A case series summarizes seizure patterns, EEG changes, and ALDH7A1 variant findings in six children, emphasizing that early pyridoxine can normalize EEG and improve long-term outlook.
Even within PDE-ALDH7A1, families can see very different seizure types and severity. This report reviews six children treated from 2017 to 2023, with most starting seizures in the neonatal period and one in early infancy. The authors describe features clinicians often worry about: cluster seizures, heat sensitivity, and episodes of status epilepticus.
On EEG, several children showed serious patterns early on (including hypsarrhythmia and focal/multifocal discharges) that improved after vitamin B6 treatment, sometimes rapidly. The study also reports family histories consistent with severe early epilepsy in siblings in some cases.

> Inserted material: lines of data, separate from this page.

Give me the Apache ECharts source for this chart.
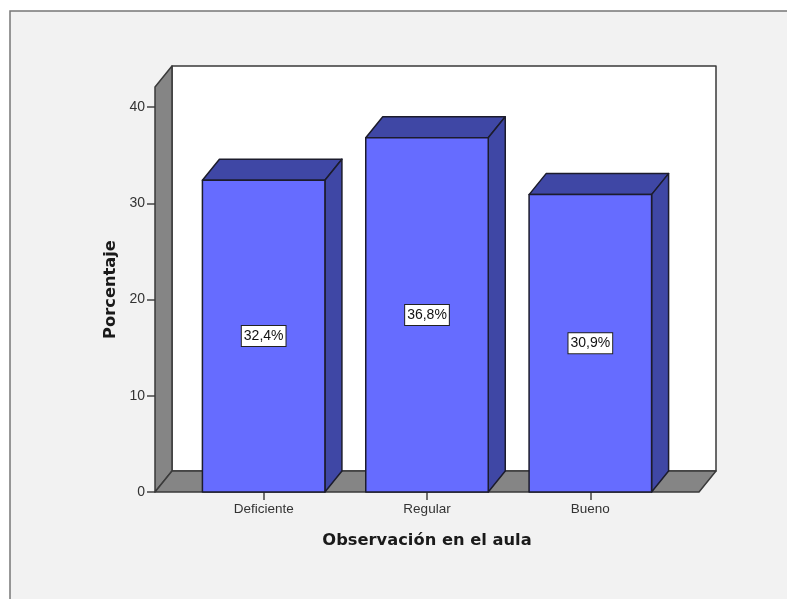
<!DOCTYPE html>
<html><head><meta charset="utf-8">
<style>html,body{margin:0;padding:0;background:#fff}#c{width:787px;height:599px}</style>
<script src="https://cdn.jsdelivr.net/npm/echarts@6/dist/echarts.min.js"></script>
</head><body><div id="c"></div>
<script>
const categories = ['Deficiente', 'Regular', 'Bueno'];
const values = [32.4, 36.8, 30.9];
const yTicks = [0, 10, 20, 30, 40];
const xTitle = 'Observación en el aula';
const yTitle = 'Porcentaje';
const yMax = 42.08;

const DX = 17, DY = -21, WALL_PAD = 27, BAR_RATIO = 0.75;
const EDGE = '#1c1c2c', WALL_EDGE = '#3a3a3a', FRONT = '#666cff', SHADE = '#3f47a5', GREY = '#858585';
const fmt = v => v.toFixed(1).replace('.', ',') + '%';
const poly = (points, fill, z2, stroke) => ({
  type: 'polygon', z2,
  shape: { points },
  style: { fill, stroke: stroke || EDGE, lineWidth: 1.5, lineJoin: 'round' }
});

const chart = echarts.init(document.getElementById('c'), null, { renderer: 'canvas' });
chart.setOption({
  animation: false,
  backgroundColor: '#ffffff',
  textStyle: { fontFamily: '"Liberation Sans", Arial, sans-serif' },
  graphic: [{
    type: 'rect', z: -10, silent: true,
    shape: { x: 10, y: 11, width: 800, height: 620 },
    style: { fill: '#f2f2f2', stroke: '#777777', lineWidth: 1.5 }
  }],
  grid: { left: 182, right: 115, top: 87, bottom: 107, containLabel: false },
  xAxis: {
    type: 'category', data: categories,
    axisLine: { show: false },
    axisTick: { show: true, alignWithLabel: true, length: 8, lineStyle: { color: '#444', width: 1.5 } },
    axisLabel: { color: '#333', fontSize: 13.5, margin: 10 },
    name: xTitle, nameLocation: 'middle', nameGap: 41,
    nameTextStyle: { color: '#1a1a1a', fontSize: 16.3, fontWeight: 'bold', fontFamily: '"DejaVu Sans", sans-serif' }
  },
  yAxis: {
    type: 'value', min: 0, max: yMax, offset: WALL_PAD,
    splitLine: { show: false },
    axisLine: { show: false },
    axisTick: { show: true, length: 8, customValues: yTicks, lineStyle: { color: '#444', width: 1.5 } },
    axisLabel: { color: '#333', fontSize: 14, margin: 10, customValues: yTicks },
    name: yTitle, nameLocation: 'middle', nameGap: 36,
    nameTextStyle: { color: '#1a1a1a', fontSize: 16.3, fontWeight: 'bold', fontFamily: '"DejaVu Sans", sans-serif' }
  },
  series: [{
    type: 'custom', silent: true, clip: false, z: 1,
    data: [[0, 0]],
    renderItem(params, api) {
      const band = api.size([1, 0])[0];
      const l = api.coord([0, 0])[0] - band / 2 - WALL_PAD;
      const r = api.coord([categories.length - 1, 0])[0] + band / 2 + WALL_PAD;
      const b = api.coord([0, 0])[1];
      const t = api.coord([0, yMax])[1];
      return {
        type: 'group',
        children: [
          poly([[l + DX, t + DY], [r + DX, t + DY], [r + DX, b + DY], [l + DX, b + DY]], '#ffffff', 1, WALL_EDGE),
          poly([[l, t], [l + DX, t + DY], [l + DX, b + DY], [l, b]], GREY, 2, WALL_EDGE),
          poly([[l, b], [l + DX, b + DY], [r + DX, b + DY], [r, b]], GREY, 2, WALL_EDGE)
        ]
      };
    }
  }, {
    type: 'custom', silent: true, clip: false, z: 2,
    data: values.map((v, i) => [i, v]),
    renderItem(params, api) {
      const i = api.value(0), v = api.value(1);
      const band = api.size([1, 0])[0];
      const w = band * BAR_RATIO;
      const c = api.coord([i, 0])[0];
      const b = api.coord([i, 0])[1];
      const t = api.coord([i, v])[1];
      const m = api.coord([i, v / 2])[1];
      const x0 = c - w / 2, x1 = c + w / 2;
      return {
        type: 'group',
        children: [
          poly([[x0, t], [x0 + DX, t + DY], [x1 + DX, t + DY], [x1, t]], SHADE, 3),
          poly([[x1, t], [x1 + DX, t + DY], [x1 + DX, b + DY], [x1, b]], SHADE, 3),
          poly([[x0, t], [x1, t], [x1, b], [x0, b]], FRONT, 4),
          {
            type: 'text', z2: 5,
            style: {
              text: fmt(v), x: c, y: m, align: 'center', verticalAlign: 'middle',
              fill: '#111', fontSize: 14, fontFamily: '"Liberation Sans", Arial, sans-serif',
              backgroundColor: '#ffffff', borderColor: '#222', borderWidth: 1, padding: [3, 2, 3, 2]
            }
          }
        ]
      };
    }
  }]
});
</script></body></html>
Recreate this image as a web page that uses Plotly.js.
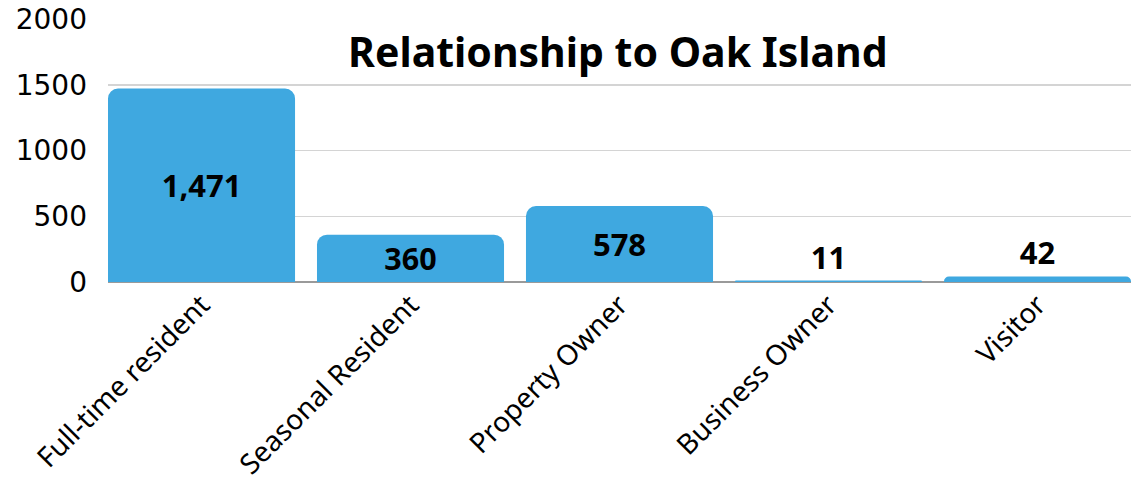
<!DOCTYPE html>
<html>
<head>
<meta charset="utf-8">
<script src="https://cdn.plot.ly/plotly-3.0.1.min.js"></script>
<style>html,body{margin:0;padding:0;background:#fff;}#chart{width:1141px;height:486px;}</style>
</head>
<body>
<div id="chart"></div>
<script>
const categories = ["Full-time resident", "Seasonal Resident", "Property Owner", "Business Owner", "Visitor"];
const counts = [1471, 360, 578, 11, 42];
const yTickValues = [0, 500, 1000, 1500, 2000];
const yTickLabels = ["0", "500", "1000", "1500", "2000"];
const chartTitle = "Relationship to Oak Island";

const labelFont = { family: "Noto Sans", size: 31, color: "#000", weight: "bold" };

const trace = {
  type: "bar",
  x: categories,
  y: counts,
  marker: { color: "#3FA8E0", cornerradius: 10 },
  text: counts.map(v => v.toLocaleString("en-US")),
  textposition: counts.map(v => (v >= 200 ? "inside" : "outside")),
  insidetextanchor: "middle",
  constraintext: "none",
  textfont: labelFont,
  insidetextfont: labelFont,
  outsidetextfont: labelFont,
  cliponaxis: false,
  hoverinfo: "skip"
};

const layout = {
  width: 1141, height: 486,
  margin: { l: 108, r: 10, t: 19, b: 204 },
  paper_bgcolor: "#fff", plot_bgcolor: "#fff",
  bargap: 0.105,
  showlegend: false,
  title: {
    text: "<b>" + chartTitle + "</b>",
    font: { family: "Noto Sans", size: 41, color: "#000" },
    x: 0.5415, xanchor: "center", y: 0.891, yanchor: "middle"
  },
  xaxis: {
    range: [-0.4475, 4.4475],
    tickangle: -45,
    tickfont: { family: "Noto Sans", size: 28, color: "#000" },
    showgrid: false, showline: false, ticks: "",
    fixedrange: true
  },
  yaxis: {
    range: [0, 2000],
    tickvals: yTickValues, ticktext: yTickLabels,
    tickfont: { family: "DejaVu Sans", size: 28, color: "#000" },
    gridcolor: "#d4d4d4", gridwidth: 1.5,
    zeroline: true, zerolinecolor: "#9a9a9a", zerolinewidth: 1.5,
    showline: false, ticks: "", ticklabelstandoff: 20,
    fixedrange: true
  }
};

Plotly.newPlot("chart", [trace], layout, { displayModeBar: false, staticPlot: true });
</script>
</body>
</html>
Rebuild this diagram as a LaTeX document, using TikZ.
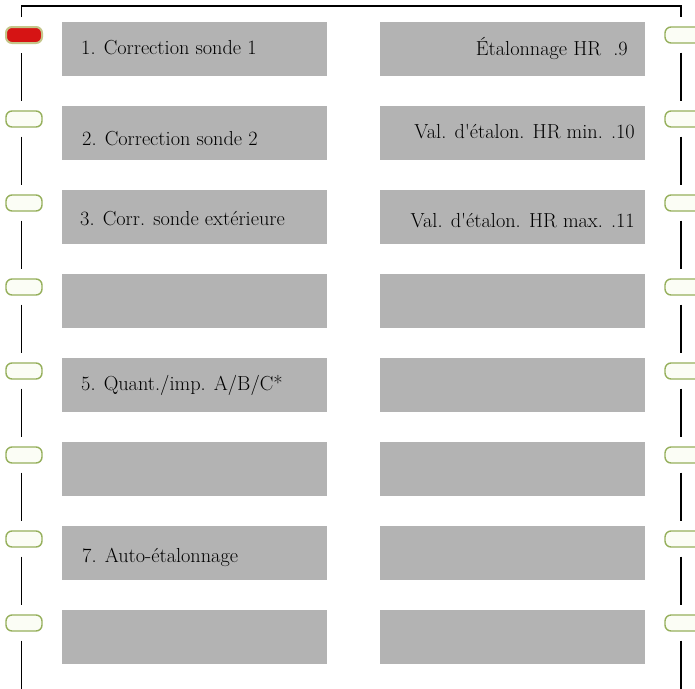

Scientifically, the paper combines exome sequencing, Sanger confirmation, and phenotype-based variant interpretation to map ALDH7A1 variants in this cohort. It also raises a practical genetics point for regional populations: the authors suggest specific variants (c.1061A>G and c.1547A>G) may be relatively common in Chinese children with PDE. If confirmed in larger datasets, this can inform faster diagnosis pipelines and carrier testing strategies.
Why this matters
It highlights recognizable clinical clues (heat sensitivity, clusters, EEG patterns) and reminds us that EEG can be a measurable “response marker” after B6 treatment.
Limitations
This is a small case series from one center and cannot represent the full genetic and clinical spectrum across China or globally.
Sources
- “Analysis of clinical features and genetic variants in Chinese children with pyridoxine-dependent epilepsy: a case series study.” Frontiers in Neurology (2025). DOI: 10.3389/fneur.2025.1609600 (PubMed: 40979201; Free full text: PMC12443544)
Safety note: This summary is educational and not medical advice.